Reading to a Child; Play’s Most Intimate Moment



"As every parent who has read a bedtime story knows, this is all happening in the context of face-time, of skin-to-skin contact, of the hard-to-quantify but essential mix of security and comfort and ritual. It’s what makes toddlers demand the same story over and over again…"

Dr. Perri Klass, “Bedtime Stories for Young Brains”

I was a pretty lucky kid.  Not only did my mother read me stories while sitting in her lap or lying in bed but she also made up stories.  She was not Aesop but her stories about Teeny Minnow, Professor Carp, Goldie Goldfish and others have a permanent place in my memory.  Like many of our parents, my Mom’s parenting skills could have used some help but when it came to engaging my imagination, she was a maven.

She didn’t just engage my imagination but provided me with a lifetime love of books, reading and storytelling.  The stories I told my kids had characters like Smedley the Evil Snail, Ralph the Heroic Dog, The Birdie Brothers and based upon what I see in their reading habits and their sometime references to those characters, it looks like I passed on some of my Mom’s gift to me.

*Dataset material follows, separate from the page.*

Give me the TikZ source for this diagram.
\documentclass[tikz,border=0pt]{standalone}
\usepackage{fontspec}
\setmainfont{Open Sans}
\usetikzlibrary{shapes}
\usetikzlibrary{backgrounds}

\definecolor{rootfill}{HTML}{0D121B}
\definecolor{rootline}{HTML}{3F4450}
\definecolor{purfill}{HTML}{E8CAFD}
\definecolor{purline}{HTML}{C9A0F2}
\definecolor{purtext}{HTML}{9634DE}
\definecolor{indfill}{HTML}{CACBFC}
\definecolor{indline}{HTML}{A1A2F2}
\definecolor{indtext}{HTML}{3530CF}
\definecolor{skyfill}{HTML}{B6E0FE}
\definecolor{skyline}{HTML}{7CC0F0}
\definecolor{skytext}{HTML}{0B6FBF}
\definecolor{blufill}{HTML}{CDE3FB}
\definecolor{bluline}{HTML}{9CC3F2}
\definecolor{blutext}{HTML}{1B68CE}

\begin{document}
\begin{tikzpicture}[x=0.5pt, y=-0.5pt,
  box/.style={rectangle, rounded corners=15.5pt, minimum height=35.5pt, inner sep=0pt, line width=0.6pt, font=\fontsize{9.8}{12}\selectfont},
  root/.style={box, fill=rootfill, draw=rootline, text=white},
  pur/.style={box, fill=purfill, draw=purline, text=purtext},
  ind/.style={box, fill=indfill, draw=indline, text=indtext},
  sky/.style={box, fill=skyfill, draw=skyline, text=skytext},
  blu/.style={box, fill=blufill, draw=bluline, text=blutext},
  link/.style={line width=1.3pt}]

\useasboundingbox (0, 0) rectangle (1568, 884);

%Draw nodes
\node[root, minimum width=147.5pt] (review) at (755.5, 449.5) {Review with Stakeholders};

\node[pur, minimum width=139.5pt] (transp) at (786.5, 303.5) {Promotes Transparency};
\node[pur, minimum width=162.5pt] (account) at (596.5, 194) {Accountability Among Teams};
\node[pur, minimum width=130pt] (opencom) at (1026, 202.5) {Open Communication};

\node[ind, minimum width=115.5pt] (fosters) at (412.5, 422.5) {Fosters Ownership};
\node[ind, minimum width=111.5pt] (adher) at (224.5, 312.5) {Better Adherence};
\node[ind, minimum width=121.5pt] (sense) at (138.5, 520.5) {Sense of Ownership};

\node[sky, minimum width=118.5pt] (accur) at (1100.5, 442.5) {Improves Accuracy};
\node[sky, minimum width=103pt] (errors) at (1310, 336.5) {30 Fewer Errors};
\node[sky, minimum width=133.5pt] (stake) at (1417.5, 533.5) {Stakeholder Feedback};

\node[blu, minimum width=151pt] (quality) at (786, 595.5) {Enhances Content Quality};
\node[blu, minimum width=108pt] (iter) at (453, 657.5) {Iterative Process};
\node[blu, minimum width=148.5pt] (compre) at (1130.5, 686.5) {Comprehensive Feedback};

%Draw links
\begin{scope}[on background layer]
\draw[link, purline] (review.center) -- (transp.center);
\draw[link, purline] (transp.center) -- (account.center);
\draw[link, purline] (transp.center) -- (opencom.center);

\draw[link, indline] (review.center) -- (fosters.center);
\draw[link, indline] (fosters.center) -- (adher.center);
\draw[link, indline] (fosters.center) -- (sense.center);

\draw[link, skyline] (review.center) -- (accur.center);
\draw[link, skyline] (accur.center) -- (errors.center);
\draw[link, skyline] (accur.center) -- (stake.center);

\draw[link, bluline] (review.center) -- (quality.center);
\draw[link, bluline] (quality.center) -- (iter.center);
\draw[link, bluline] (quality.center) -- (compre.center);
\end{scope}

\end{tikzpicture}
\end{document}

Those thoughts drifted through my head as I came upon a New York Times article by Dr. Perri Klass, “Bedtime Stories for Young Brains.”  Dr. Klass writes about a recent study that indicates that  “… children who were exposed to more books and home reading showed significantly more activity in the areas of the brain that process visual association…” 

And what does that mean? 

It means that they will become better readers and storytellers.  It seems that listening to a story forces an individual to imagine what things look like.  

She therefore justly raises a concern that watching a story may take away from the need to imagine and therefor fall short of the stimulation that comes from hearing a story.  She may be right but there do not, at least at this time, appear to be any studies that support that notion.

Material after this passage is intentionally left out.